Sustaining the Practice: Systems Over Willpower

Relying on willpower to maintain a minimalist digital life is a recipe for failure. You must build systems that make the right choice the easy choice.

Weekly and Monthly Review Rituals

Set a recurring calendar appointment for a 15-minute weekly review. Check your screen time reports (not to shame yourself, but to gather data), clean out your downloads folder, close old browser tabs, and unsubscribe from any new promotional emails that slipped through. Once a month, do a deeper audit: check app subscriptions and cancel any you haven't used, review your social media follows, and reassess your notification settings. This maintenance prevents the slow creep of clutter.

Accountability and Community

You don't have to do this alone. Discuss your intentions with a partner, family member, or friend. You can even create a "digital minimalism pact" where you agree to certain rules (e.g., no phones during meals) and hold each other accountable. Join online communities (ironically, but intentionally) focused on digital wellness, like specific subreddits or forums, to share strategies and challenges.
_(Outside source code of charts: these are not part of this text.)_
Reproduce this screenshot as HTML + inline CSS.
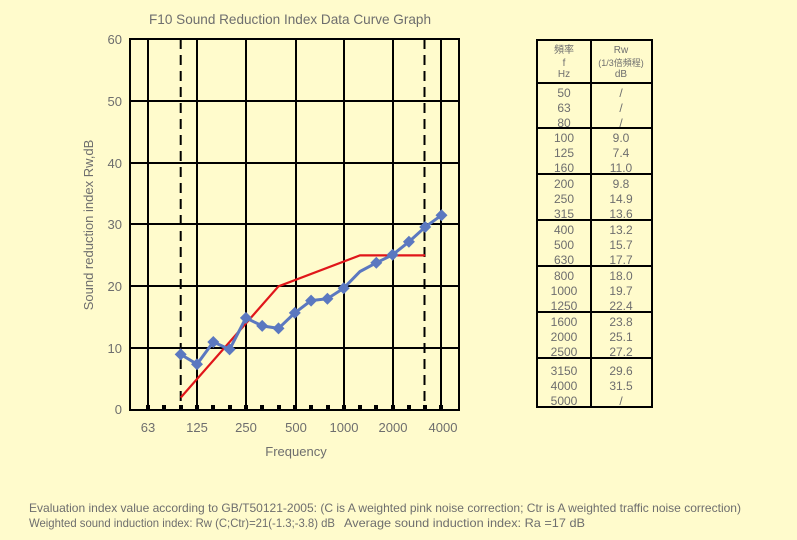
<!DOCTYPE html>
<html><head><meta charset="utf-8"><style>
html,body{margin:0;padding:0;background:#fffbcc;}
svg{display:block;}
text{font-family:"Liberation Sans","Noto Sans CJK SC",sans-serif;fill:#6e6e6e;}
</style></head><body>
<svg width="797" height="540" viewBox="0 0 797 540" xmlns="http://www.w3.org/2000/svg">
<rect width="797" height="540" fill="#fffbcc"/>
<text x="290" y="24" font-size="14" text-anchor="middle" textLength="282" lengthAdjust="spacingAndGlyphs">F10 Sound Reduction Index Data Curve Graph</text>
<g stroke="#000" stroke-width="2">
<line x1="130" y1="101" x2="459" y2="101"/>
<line x1="130" y1="163" x2="459" y2="163"/>
<line x1="130" y1="224" x2="459" y2="224"/>
<line x1="130" y1="286" x2="459" y2="286"/>
<line x1="130" y1="348" x2="459" y2="348"/>
<line x1="148" y1="39" x2="148" y2="410"/>
<line x1="197" y1="39" x2="197" y2="410"/>
<line x1="246" y1="39" x2="246" y2="410"/>
<line x1="296" y1="39" x2="296" y2="410"/>
<line x1="344" y1="39" x2="344" y2="410"/>
<line x1="393" y1="39" x2="393" y2="410"/>
<line x1="441" y1="39" x2="441" y2="410"/>
<line x1="180.7" y1="39" x2="180.7" y2="410" stroke-dasharray="10,6"/>
<line x1="424.5" y1="39" x2="424.5" y2="410" stroke-dasharray="10,6"/>
<rect x="130" y="39" width="329" height="371" fill="none"/>
</g>
<g fill="#000">
<rect x="146" y="405" width="4" height="5"/><rect x="162" y="405" width="4" height="5"/><rect x="179" y="405" width="4" height="5"/><rect x="195" y="405" width="4" height="5"/><rect x="211" y="405" width="4" height="5"/><rect x="228" y="405" width="4" height="5"/><rect x="244" y="405" width="4" height="5"/><rect x="260" y="405" width="4" height="5"/><rect x="277" y="405" width="4" height="5"/><rect x="293" y="405" width="4" height="5"/><rect x="309" y="405" width="4" height="5"/><rect x="326" y="405" width="4" height="5"/><rect x="342" y="405" width="4" height="5"/><rect x="358" y="405" width="4" height="5"/><rect x="374" y="405" width="4" height="5"/><rect x="391" y="405" width="4" height="5"/><rect x="407" y="405" width="4" height="5"/><rect x="423" y="405" width="4" height="5"/><rect x="439" y="405" width="4" height="5"/>
</g>
<polyline points="180.7,397.6 278.5,286.3 360,255.4 425,255.4" fill="none" stroke="#e0161a" stroke-width="2.2"/>
<polyline points="180.7,354.4 197,364.2 213.3,342 229.6,349.4 245.9,317.9 262.2,325.9 278.5,328.4 294.8,312.9 311.1,300.6 327.4,298.7 343.7,288.2 360,271.5 376.3,262.8 392.6,254.8 408.9,241.8 425.2,227 441.5,215.2" fill="none" stroke="#5b78c0" stroke-width="3"/>
<g fill="#5b78c0">
<path d="M180.7,348.4l6,6l-6,6l-6,-6z"/><path d="M197,358.2l6,6l-6,6l-6,-6z"/><path d="M213.3,336l6,6l-6,6l-6,-6z"/><path d="M229.6,343.4l6,6l-6,6l-6,-6z"/><path d="M245.9,311.9l6,6l-6,6l-6,-6z"/><path d="M262.2,319.9l6,6l-6,6l-6,-6z"/><path d="M278.5,322.4l6,6l-6,6l-6,-6z"/><path d="M294.8,306.9l6,6l-6,6l-6,-6z"/><path d="M311.1,294.6l6,6l-6,6l-6,-6z"/><path d="M327.4,292.7l6,6l-6,6l-6,-6z"/><path d="M343.7,282.2l6,6l-6,6l-6,-6z"/><path d="M376.3,256.8l6,6l-6,6l-6,-6z"/><path d="M392.6,248.8l6,6l-6,6l-6,-6z"/><path d="M408.9,235.8l6,6l-6,6l-6,-6z"/><path d="M425.2,221l6,6l-6,6l-6,-6z"/><path d="M441.5,209.2l6,6l-6,6l-6,-6z"/>
</g>
<g font-size="13" text-anchor="end">
<text x="122" y="44">60</text><text x="122" y="106">50</text><text x="122" y="168">40</text><text x="122" y="229">30</text><text x="122" y="291">20</text><text x="122" y="353">10</text><text x="122" y="414">0</text>
</g>
<g font-size="13" text-anchor="middle">
<text x="148" y="432">63</text><text x="197" y="432">125</text><text x="246" y="432">250</text><text x="296" y="432">500</text><text x="344" y="432">1000</text><text x="393" y="432">2000</text><text x="443" y="432">4000</text>
<text x="296" y="456">Frequency</text>
<text transform="translate(93,225) rotate(-90)">Sound reduction index Rw,dB</text>
</g>
<g stroke="#000" stroke-width="2" fill="none">
<rect x="537" y="40" width="115" height="367"/>
<line x1="591" y1="40" x2="591" y2="407"/>
<line x1="537" y1="83" x2="652" y2="83"/>
<line x1="537" y1="128" x2="652" y2="128"/>
<line x1="537" y1="174" x2="652" y2="174"/>
<line x1="537" y1="220" x2="652" y2="220"/>
<line x1="537" y1="266" x2="652" y2="266"/>
<line x1="537" y1="312" x2="652" y2="312"/>
<line x1="537" y1="358" x2="652" y2="358"/>
</g>
<g text-anchor="middle" font-size="10">
<text x="564" y="53">頻率</text><text x="564" y="66">f</text><text x="564" y="77">Hz</text>
<text x="621" y="53">Rw</text><text x="621" y="66" font-size="9">(1/3倍頻程)</text><text x="621" y="77">dB</text>
</g>
<g text-anchor="middle" font-size="12">
<text x="564" y="97">50</text><text x="564" y="112">63</text><text x="564" y="127">80</text>
<text x="564" y="142">100</text><text x="564" y="157">125</text><text x="564" y="172">160</text>
<text x="564" y="188">200</text><text x="564" y="203">250</text><text x="564" y="218">315</text>
<text x="564" y="234">400</text><text x="564" y="249">500</text><text x="564" y="264">630</text>
<text x="564" y="280">800</text><text x="564" y="295">1000</text><text x="564" y="310">1250</text>
<text x="564" y="326">1600</text><text x="564" y="341">2000</text><text x="564" y="356">2500</text>
<text x="564" y="375">3150</text><text x="564" y="390">4000</text><text x="564" y="405">5000</text>
<text x="621" y="97">/</text><text x="621" y="112">/</text><text x="621" y="127">/</text>
<text x="621" y="142">9.0</text><text x="621" y="157">7.4</text><text x="621" y="172">11.0</text>
<text x="621" y="188">9.8</text><text x="621" y="203">14.9</text><text x="621" y="218">13.6</text>
<text x="621" y="234">13.2</text><text x="621" y="249">15.7</text><text x="621" y="264">17.7</text>
<text x="621" y="280">18.0</text><text x="621" y="295">19.7</text><text x="621" y="310">22.4</text>
<text x="621" y="326">23.8</text><text x="621" y="341">25.1</text><text x="621" y="356">27.2</text>
<text x="621" y="375">29.6</text><text x="621" y="390">31.5</text><text x="621" y="405">/</text>
</g>
<text x="29" y="512" font-size="12" textLength="712" lengthAdjust="spacingAndGlyphs">Evaluation index value according to GB/T50121-2005: (C is A weighted pink noise correction; Ctr is A weighted traffic noise correction)</text>
<text x="29" y="527" font-size="12" textLength="306" lengthAdjust="spacingAndGlyphs">Weighted sound induction index: Rw (C;Ctr)=21(-1.3;-3.8) dB</text>
<text x="344" y="527" font-size="12" textLength="241" lengthAdjust="spacingAndGlyphs">Average sound induction index: Ra =17 dB</text>
</svg>
</body></html>
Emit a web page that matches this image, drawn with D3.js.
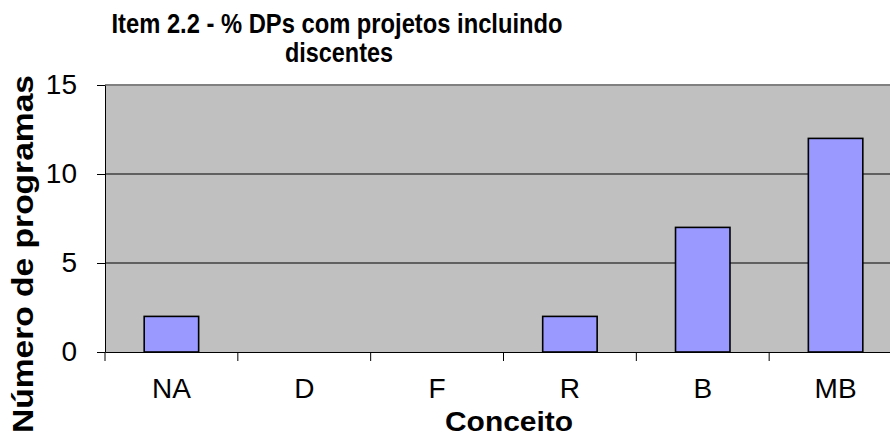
<!DOCTYPE html>
<html>
<head>
<meta charset="utf-8">
<script src="https://cdn.jsdelivr.net/npm/d3@7"></script>
<style>
  body { margin: 0; background: #fff; }
  svg { display: block; font-family: Arial, "Liberation Sans", sans-serif; }
</style>
</head>
<body>
<svg width="890" height="436"></svg>
<script>
const categories = ["NA", "D", "F", "R", "B", "MB"];
const values = [2, 0, 0, 2, 7, 12];
const yTicks = [0, 5, 10, 15];

const svg = d3.select("svg");
const plot = { left: 105, right: 902, top: 85, bottom: 352 };

const x = d3.scaleBand().domain(categories).range([plot.left, plot.right]).paddingInner(0.59).paddingOuter(0.295);
const xb = d3.scaleBand().domain(categories).range([plot.left, plot.right]);
const y = d3.scaleLinear().domain([0, 15]).range([plot.bottom, plot.top]);

// plot background
svg.append("rect")
    .attr("x", plot.left).attr("y", plot.top)
    .attr("width", plot.right - plot.left).attr("height", plot.bottom - plot.top)
    .attr("fill", "#c0c0c0");

// gridlines
svg.append("g").selectAll("line")
    .data(yTicks.filter(d => d > 0 && d < 15))
    .join("line")
    .attr("x1", plot.left).attr("x2", plot.right)
    .attr("y1", d => y(d)).attr("y2", d => y(d))
    .attr("stroke", "#000").attr("stroke-width", 1);

// top border
svg.append("line")
    .attr("x1", plot.left).attr("x2", plot.right)
    .attr("y1", plot.top).attr("y2", plot.top)
    .attr("stroke", "#808080").attr("stroke-width", 2);

// bars
svg.append("g").selectAll("rect")
    .data(categories.map((c, i) => ({ name: c, value: values[i] })).filter(d => d.value > 0))
    .join("rect")
    .attr("x", d => x(d.name))
    .attr("y", d => y(d.value))
    .attr("width", x.bandwidth())
    .attr("height", d => y(0) - y(d.value))
    .attr("fill", "#9999ff")
    .attr("stroke", "#000")
    .attr("stroke-width", 1.6);

// y axis
const yAxis = svg.append("g")
    .attr("transform", `translate(${plot.left},0)`)
    .call(d3.axisLeft(y).tickValues(yTicks).tickSize(8).tickPadding(20).tickSizeOuter(0));
yAxis.select(".domain").attr("stroke", "#000");
yAxis.selectAll("text").attr("font-size", 28).attr("fill", "#000")
    .attr("font-family", "Arial, 'Liberation Sans', sans-serif");

// x axis
const xAxis = svg.append("g")
    .attr("transform", `translate(0,${plot.bottom})`)
    .call(d3.axisBottom(xb).tickSize(0).tickPadding(0).tickSizeOuter(0));
xAxis.select(".domain").attr("stroke", "#000");
xAxis.selectAll(".tick text")
    .attr("y", 46).attr("dy", 0)
    .attr("font-size", 28).attr("fill", "#000")
    .attr("font-family", "Arial, 'Liberation Sans', sans-serif");
// tick marks at band boundaries
svg.append("g").selectAll("line")
    .data(categories)
    .join("line")
    .attr("x1", d => xb(d)).attr("x2", d => xb(d))
    .attr("y1", plot.bottom).attr("y2", plot.bottom + 9)
    .attr("stroke", "#000");

// titles
svg.append("text")
    .attr("x", 337).attr("y", 33)
    .attr("text-anchor", "middle")
    .attr("font-size", 27).attr("font-weight", "bold")
    .attr("textLength", 451).attr("lengthAdjust", "spacingAndGlyphs")
    .text("Item 2.2 - % DPs com projetos incluindo");
svg.append("text")
    .attr("x", 339).attr("y", 62)
    .attr("text-anchor", "middle")
    .attr("font-size", 27).attr("font-weight", "bold")
    .attr("textLength", 108).attr("lengthAdjust", "spacingAndGlyphs")
    .text("discentes");

svg.append("text")
    .attr("x", 509).attr("y", 431)
    .attr("text-anchor", "middle")
    .attr("font-size", 27).attr("font-weight", "bold")
    .attr("textLength", 128).attr("lengthAdjust", "spacingAndGlyphs")
    .text("Conceito");

svg.append("text")
    .attr("transform", "translate(33,254) rotate(-90)")
    .attr("text-anchor", "middle")
    .attr("font-size", 29).attr("font-weight", "bold")
    .attr("textLength", 358).attr("lengthAdjust", "spacingAndGlyphs")
    .text("Número de programas");
</script>
</body>
</html>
This provides support and reinforces your new norms.

Conclusion: Reclaiming Your Attention, Reclaiming Your Life

The journey toward digital minimalism in 2024 is not a destination but an ongoing practice of conscious choice. It's about moving from a default state of consumption to an intentional state of creation and connection. The clutter you remove—the unused apps, the constant pings, the endless feeds—isn't just digital debris; it's reclaimed time, mental energy, and focus. This focus is your most precious resource in the modern world. By applying the strategies outlined here—defining your why, conducting thorough audits, building strong boundaries, curating quality inputs, embracing analog life, and creating sustainable systems—you are not rejecting technology. You are mastering it. You are designing a tech life that amplifies your humanity rather than diminishes it, ensuring that in 2024 and beyond, your devices are tools you use with purpose, not environments you inhabit by default.